Using the listing below, extract each line that has the word "chart" in it.

►

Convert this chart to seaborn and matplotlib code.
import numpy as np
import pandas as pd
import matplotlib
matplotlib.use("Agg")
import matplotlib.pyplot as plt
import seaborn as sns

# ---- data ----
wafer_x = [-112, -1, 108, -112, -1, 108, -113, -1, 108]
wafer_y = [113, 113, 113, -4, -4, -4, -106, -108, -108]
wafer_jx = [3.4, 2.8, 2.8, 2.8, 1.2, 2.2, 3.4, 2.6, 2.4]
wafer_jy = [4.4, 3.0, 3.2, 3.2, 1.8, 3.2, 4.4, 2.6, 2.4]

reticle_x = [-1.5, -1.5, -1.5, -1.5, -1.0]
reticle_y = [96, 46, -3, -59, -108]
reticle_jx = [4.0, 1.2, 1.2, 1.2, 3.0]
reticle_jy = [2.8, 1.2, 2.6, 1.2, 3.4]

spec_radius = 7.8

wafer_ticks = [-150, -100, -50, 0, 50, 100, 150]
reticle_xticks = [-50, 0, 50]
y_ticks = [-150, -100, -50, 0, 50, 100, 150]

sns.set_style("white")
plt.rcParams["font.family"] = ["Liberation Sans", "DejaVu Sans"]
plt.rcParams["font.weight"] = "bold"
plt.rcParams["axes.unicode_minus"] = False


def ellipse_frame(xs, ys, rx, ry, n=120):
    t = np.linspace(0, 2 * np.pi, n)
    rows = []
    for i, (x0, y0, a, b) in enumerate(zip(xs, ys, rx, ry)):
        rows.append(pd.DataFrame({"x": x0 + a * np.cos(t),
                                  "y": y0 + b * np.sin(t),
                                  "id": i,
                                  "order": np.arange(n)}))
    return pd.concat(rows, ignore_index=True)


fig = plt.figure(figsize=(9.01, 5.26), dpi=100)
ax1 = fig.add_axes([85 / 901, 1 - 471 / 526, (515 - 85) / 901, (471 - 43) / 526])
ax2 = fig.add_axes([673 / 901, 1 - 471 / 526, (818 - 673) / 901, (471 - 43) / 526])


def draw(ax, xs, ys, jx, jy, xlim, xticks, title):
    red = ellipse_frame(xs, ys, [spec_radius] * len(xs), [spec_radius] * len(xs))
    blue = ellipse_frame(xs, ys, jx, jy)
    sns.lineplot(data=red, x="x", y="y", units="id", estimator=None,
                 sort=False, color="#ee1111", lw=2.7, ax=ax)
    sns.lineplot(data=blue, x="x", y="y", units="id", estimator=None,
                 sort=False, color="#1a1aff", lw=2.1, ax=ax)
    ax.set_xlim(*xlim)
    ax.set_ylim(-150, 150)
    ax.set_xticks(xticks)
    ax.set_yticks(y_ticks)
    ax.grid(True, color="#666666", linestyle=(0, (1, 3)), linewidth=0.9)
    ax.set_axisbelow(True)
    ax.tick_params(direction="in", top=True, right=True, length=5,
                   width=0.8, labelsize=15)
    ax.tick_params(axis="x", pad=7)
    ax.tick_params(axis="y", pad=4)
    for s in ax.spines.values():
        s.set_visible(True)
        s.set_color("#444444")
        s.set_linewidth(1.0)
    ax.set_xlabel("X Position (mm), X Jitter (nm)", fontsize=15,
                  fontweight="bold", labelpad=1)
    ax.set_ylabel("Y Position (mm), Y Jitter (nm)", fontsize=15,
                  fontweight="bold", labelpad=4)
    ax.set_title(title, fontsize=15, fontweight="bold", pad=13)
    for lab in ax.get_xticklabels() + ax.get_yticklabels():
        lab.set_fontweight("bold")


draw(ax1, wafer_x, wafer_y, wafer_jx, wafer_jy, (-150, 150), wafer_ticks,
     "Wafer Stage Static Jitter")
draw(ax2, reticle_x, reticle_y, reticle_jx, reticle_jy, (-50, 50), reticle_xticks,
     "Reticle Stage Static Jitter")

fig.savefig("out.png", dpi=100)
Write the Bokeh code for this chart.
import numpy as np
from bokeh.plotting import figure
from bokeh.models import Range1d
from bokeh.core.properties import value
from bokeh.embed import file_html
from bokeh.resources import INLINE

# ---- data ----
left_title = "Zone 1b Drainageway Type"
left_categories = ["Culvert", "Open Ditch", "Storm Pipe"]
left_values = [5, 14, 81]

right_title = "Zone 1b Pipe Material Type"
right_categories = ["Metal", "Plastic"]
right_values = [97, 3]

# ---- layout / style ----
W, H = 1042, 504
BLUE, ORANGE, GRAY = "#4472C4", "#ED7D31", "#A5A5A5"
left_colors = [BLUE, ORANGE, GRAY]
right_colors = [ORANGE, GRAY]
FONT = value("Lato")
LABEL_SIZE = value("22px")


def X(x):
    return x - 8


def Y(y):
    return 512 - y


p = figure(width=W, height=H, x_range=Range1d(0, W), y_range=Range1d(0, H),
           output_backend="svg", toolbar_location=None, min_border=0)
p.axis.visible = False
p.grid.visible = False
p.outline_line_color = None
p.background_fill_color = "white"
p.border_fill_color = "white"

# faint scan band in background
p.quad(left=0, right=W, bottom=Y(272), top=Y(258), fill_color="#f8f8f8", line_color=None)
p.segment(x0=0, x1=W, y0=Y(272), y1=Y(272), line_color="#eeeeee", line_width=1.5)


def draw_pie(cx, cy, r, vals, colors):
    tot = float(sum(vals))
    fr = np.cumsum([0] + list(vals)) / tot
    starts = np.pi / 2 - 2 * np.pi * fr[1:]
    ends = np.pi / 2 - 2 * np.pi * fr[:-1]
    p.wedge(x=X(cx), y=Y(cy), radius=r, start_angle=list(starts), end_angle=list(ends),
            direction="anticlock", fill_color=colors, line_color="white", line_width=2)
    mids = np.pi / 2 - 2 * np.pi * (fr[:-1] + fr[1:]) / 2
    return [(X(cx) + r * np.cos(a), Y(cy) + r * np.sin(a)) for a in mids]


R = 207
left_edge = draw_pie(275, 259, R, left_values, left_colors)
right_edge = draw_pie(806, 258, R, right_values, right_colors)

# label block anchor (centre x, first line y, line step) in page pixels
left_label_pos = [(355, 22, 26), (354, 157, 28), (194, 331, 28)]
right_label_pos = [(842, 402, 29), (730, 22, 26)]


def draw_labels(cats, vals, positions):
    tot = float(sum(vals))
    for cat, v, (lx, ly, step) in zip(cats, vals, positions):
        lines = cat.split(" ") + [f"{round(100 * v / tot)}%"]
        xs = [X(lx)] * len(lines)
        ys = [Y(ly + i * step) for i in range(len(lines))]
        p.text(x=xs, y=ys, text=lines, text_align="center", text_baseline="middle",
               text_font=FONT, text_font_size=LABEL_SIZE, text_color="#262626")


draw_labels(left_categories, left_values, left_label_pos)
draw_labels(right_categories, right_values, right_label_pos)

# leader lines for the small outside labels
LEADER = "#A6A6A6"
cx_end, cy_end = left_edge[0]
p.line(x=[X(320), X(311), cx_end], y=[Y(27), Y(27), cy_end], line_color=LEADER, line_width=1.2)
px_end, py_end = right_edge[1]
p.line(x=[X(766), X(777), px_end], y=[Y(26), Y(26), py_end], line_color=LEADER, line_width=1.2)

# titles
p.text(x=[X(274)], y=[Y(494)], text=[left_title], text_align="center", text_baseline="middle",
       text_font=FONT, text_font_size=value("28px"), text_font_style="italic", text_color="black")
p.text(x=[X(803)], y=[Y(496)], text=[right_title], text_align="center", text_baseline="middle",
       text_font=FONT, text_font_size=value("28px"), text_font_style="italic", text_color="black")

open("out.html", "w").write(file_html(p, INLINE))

◄
►

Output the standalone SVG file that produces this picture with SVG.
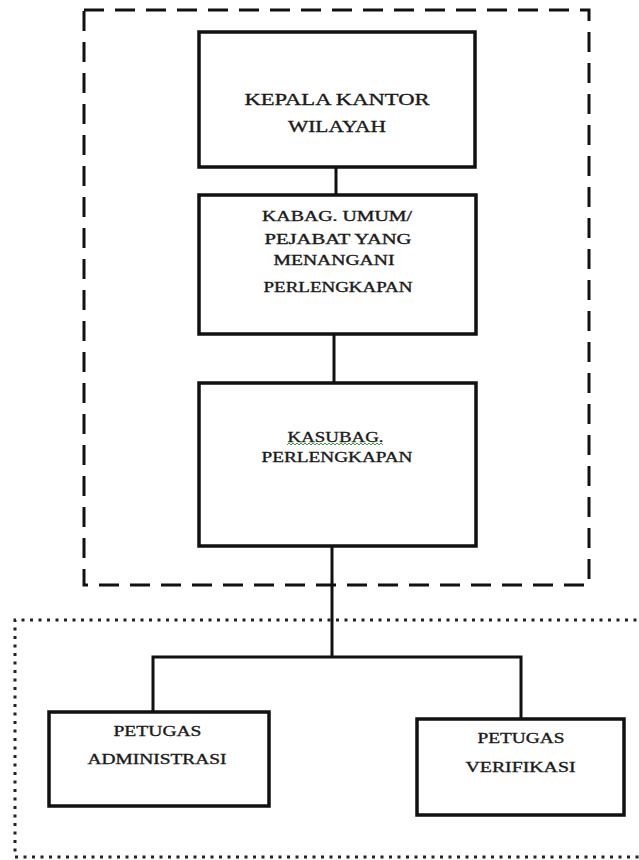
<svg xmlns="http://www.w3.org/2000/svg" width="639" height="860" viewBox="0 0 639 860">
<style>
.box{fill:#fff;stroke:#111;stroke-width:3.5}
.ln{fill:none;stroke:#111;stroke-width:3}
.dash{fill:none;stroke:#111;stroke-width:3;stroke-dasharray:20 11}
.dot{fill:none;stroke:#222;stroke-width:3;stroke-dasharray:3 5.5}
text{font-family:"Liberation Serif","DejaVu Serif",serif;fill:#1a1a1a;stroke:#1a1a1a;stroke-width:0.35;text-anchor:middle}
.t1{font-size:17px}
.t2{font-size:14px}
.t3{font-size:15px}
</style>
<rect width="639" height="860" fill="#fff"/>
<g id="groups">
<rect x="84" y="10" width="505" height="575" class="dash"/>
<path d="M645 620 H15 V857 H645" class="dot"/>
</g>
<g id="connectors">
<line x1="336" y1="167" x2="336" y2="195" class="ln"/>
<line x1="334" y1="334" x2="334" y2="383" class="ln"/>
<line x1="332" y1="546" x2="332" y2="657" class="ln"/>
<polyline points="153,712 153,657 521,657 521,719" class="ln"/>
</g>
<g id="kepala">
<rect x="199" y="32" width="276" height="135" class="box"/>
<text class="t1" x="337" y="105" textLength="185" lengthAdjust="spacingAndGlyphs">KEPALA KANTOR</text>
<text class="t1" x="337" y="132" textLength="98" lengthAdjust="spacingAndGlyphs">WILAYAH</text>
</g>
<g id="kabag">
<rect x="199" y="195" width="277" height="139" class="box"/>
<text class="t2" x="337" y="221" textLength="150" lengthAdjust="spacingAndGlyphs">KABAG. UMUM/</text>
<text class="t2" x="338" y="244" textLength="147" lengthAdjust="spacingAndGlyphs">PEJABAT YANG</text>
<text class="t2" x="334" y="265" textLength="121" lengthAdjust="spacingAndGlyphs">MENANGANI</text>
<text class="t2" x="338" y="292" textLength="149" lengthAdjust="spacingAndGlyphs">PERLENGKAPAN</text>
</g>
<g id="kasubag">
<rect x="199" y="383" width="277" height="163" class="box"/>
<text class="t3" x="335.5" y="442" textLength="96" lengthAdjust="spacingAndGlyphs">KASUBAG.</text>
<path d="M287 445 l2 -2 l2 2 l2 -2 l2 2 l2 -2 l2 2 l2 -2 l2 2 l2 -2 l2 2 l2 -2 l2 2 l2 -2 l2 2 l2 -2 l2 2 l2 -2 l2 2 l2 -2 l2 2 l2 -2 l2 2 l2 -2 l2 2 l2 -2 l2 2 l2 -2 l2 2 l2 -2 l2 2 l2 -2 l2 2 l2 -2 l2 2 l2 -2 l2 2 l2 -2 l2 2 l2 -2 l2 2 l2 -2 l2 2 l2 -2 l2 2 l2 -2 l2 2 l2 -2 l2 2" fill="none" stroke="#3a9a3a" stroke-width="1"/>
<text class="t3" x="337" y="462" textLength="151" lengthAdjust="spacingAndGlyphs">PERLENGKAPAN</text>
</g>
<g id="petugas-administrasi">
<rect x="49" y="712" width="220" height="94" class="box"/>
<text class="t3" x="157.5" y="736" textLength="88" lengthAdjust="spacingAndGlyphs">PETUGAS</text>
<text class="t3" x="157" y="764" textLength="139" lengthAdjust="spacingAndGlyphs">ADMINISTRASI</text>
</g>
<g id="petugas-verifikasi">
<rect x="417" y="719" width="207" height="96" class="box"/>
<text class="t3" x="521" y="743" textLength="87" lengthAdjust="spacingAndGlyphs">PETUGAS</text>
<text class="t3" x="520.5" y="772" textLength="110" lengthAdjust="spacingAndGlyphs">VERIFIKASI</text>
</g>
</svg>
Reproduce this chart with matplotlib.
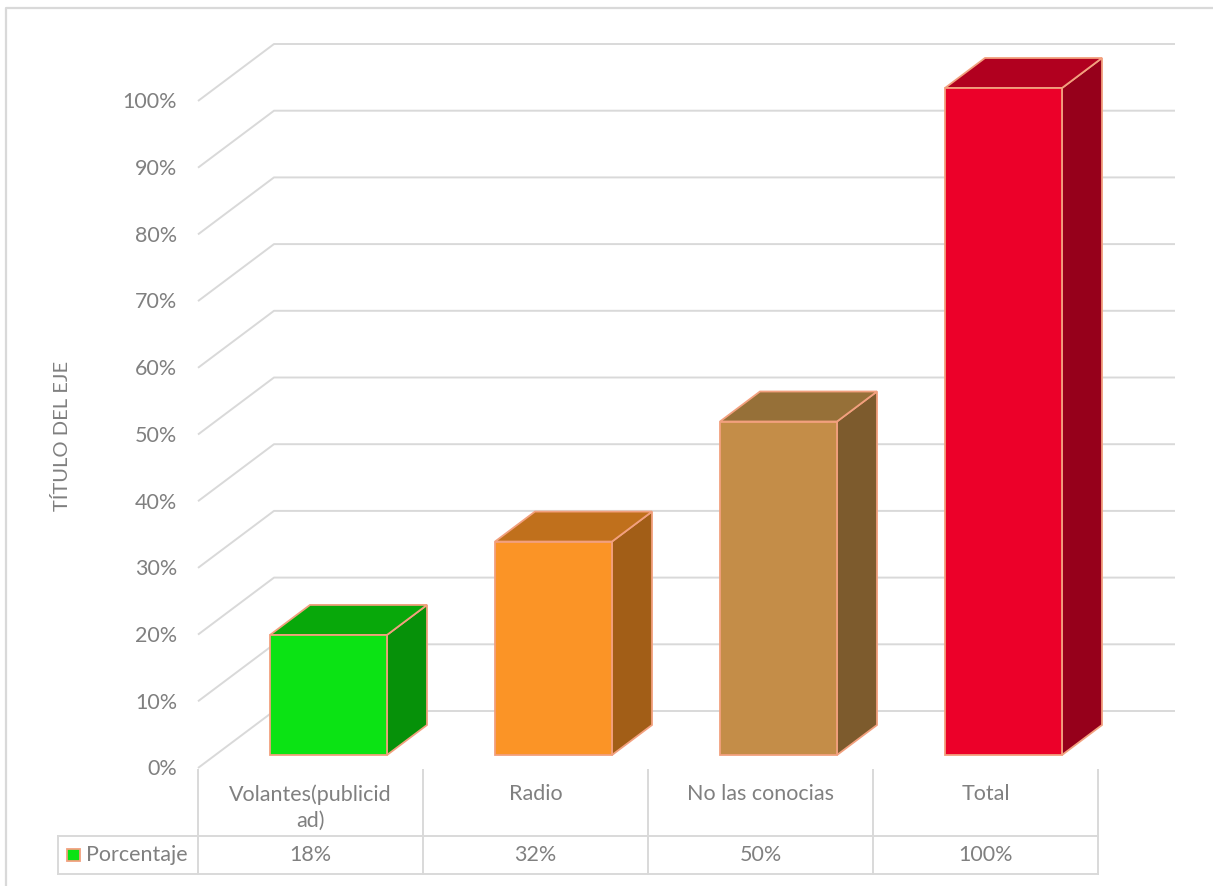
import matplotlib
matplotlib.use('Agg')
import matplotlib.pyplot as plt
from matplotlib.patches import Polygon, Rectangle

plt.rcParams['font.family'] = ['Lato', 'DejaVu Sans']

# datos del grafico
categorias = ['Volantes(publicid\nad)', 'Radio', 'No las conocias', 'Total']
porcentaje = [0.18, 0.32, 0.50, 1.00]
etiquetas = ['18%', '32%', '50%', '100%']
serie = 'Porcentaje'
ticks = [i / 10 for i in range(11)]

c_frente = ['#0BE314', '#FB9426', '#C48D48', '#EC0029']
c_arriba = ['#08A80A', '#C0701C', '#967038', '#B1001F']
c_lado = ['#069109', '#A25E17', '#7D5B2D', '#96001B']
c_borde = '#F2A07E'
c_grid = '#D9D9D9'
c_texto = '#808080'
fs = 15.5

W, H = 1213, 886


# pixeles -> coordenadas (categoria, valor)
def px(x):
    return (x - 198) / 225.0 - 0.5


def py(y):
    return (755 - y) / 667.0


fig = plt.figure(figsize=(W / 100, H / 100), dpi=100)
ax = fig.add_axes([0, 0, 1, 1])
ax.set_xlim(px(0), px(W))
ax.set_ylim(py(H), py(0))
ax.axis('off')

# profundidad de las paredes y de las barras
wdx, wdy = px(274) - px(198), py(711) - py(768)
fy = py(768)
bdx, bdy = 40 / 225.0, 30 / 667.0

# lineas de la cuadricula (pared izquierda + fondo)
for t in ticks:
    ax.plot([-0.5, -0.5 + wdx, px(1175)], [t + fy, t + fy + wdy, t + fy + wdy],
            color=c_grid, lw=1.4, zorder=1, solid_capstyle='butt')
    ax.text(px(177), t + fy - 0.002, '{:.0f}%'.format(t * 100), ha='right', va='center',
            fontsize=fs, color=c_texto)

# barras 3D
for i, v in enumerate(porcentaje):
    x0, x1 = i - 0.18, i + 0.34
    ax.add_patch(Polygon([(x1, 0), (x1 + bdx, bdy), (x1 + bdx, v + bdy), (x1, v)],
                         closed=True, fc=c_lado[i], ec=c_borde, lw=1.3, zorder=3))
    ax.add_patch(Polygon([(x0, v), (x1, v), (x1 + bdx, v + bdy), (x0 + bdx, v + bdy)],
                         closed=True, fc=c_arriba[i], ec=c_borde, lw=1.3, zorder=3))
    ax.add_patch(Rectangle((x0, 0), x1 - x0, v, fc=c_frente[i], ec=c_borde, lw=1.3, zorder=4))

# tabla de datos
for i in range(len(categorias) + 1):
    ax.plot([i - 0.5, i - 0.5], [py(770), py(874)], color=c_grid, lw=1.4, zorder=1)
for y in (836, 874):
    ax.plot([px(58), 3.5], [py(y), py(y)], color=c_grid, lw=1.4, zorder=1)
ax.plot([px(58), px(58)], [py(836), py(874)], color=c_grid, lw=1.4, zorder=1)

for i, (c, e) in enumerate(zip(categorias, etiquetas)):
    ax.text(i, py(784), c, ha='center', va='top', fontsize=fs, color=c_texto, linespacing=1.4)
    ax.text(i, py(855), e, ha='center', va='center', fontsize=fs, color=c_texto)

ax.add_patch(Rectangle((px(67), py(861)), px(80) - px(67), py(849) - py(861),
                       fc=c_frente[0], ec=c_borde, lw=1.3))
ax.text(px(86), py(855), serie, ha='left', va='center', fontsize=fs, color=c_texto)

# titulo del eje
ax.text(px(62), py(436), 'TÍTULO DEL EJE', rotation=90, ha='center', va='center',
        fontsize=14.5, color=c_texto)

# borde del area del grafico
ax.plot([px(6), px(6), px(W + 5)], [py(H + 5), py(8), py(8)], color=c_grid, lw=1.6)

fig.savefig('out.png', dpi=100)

◄

Result of this task >>
Convert this chart to seaborn and matplotlib code.
Write the Bokeh code for this chart.
Reproduce this chart with matplotlib.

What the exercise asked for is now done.